Before I continue to lambaste the U.S. men’s Pee-Wee hockey team, let me first congratulate Latvia on a phenomenal win. Artrus Irbe had 39 saves, carrying his team, which happens to be ranked 10 out of 12 in the Olympic pool. His nation of 2.3 million must be proud.
Meanwhile, any American who saw the game should be in disgust. As apoplectic as I was after the game, I must admit that I wasn’t surprised.
It was widely believed coming into these Games that the Americans wouldn’t medal. For someone who grew up loving the sport, I want nothing more than to see the team standing on the top step of the podium. While my heart says they’ll recover from the first-game jitters, my head says the U.S. will likely end up struggling to face Slovakia or Finland for fifth place.
After a silver in 2002, it’s hard to believe the U.S. squad isn’t favored to medal.
A quick look at the American roster brings to light the plight of the American team.
The old-guard American players like Jeremy Roenick, Brian Leetch, John LeClair, Tony Amonte, Brett Hull, Phil Housley and Mike Richter (more on goaltending later) are out.
And while the roster is replete with young talent, the American stars don’t match up with other NHL players. Only two of the American forwards are in the top 30 for scoring (Brian Ralston is 16th and Brian Gionta is 25th). The two defensemen in the top 25 for plus/minus (Derian Hatcher 13th and Chris Chelios 22nd) will have a difficult time playing on an Olympic sheet. Already, Chelios has shown his 44-year-old legs can’t follow a golden rule of defense ” if, and when you pinch in from the point, either take the puck of the body. On Latvia’s go-ahead goal, Chelios set up a two-on-one for Latvia with terrible pinch.

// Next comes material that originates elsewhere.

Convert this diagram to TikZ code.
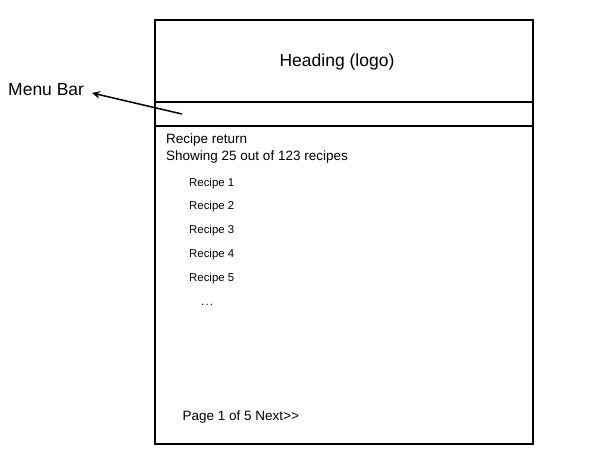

Hatcher’s 6-foot-6 frame isn’t suited for an Olympic-sized rink, and Bret Hedican won’t be able to keep up with the speedy Russian, Swedish or Slovakian forwards. Offensive-minded defensemen like Slovakia’s Lubomir Visnovsky, Russia’s Sergei Gonchar and the Czech Republic’s Tomas Kaberle are more valuable than a stay-at-home defmensman.
The American forwards are fast, and can score goals. They just aren’t as good as five other teams’ forwards.
But skills and stats don’t paint the entire picture ” there are always intangibles, like experience, and heart.
While I don’t think Chris Chelios lacks the experience (this is his fourth Olympics, and he’s the oldest American hockey player to compete in the Olympics), I think he lacks the maturity to be the captain. He acted like a 3 year old at the Nagano Games, leading his team in a hotel trashing incident, so maybe now he’ll act like an 11 year old.
I don’t think the American players lack heart or patriotism, but putting on the jersey doesn’t seem carry the same honor it used to. These aren’t college kids. They are pros who have multi-million dollar contracts waiting for them after the Games.
Oh, before I finish, there is the sine qua non of Olympic hockey success ” goaltending (Dominik Hasek led the Czech Republic in 1998, and Martin Brodeur did the same with Canada in 2002). When U.S. team general manager, Don Waddell (who is this guy?), got together with coach Peter Laviolette to pick this team, they chose three goalies, who at the time, seemed to be the top-three American goalies.
No longer is that the case.
There was an opportunity to make changes to the roster, which happened (Hedican replaced Aaron Miller, due to Miller’s injury), but the most dire change wasn’t made. Instead of naming Buffalo’s Ryan Miller to the team, Waddell named him to the taxi squad (which can play in the case of an injury). Since coming back from an early season thumb injury, Miller has been one of the best goalies in the league, let alone American goalies. Miller’s 2.25 goals against, and .923 save percentage are far better than John Grahame’s (2.68, .900), Rick DiPietro’s (3.38, .892) or Robert Esche’s (3.15, .892). Too bad Miller will be watching his team lose from the United States.
Today, the U.S. will beat Kazakhstan, but the road to the cross-over round will not be easy. And if the U.S. only beats one of its remaining opponents outside of Kazakhstan, (Slovakia, Sweden and Russia), it’ll be hard-pressed to make the top six.
I hope they prove me wrong. I’ll be watching these games with my fork and knife, ready to take a big bite of some crow pie.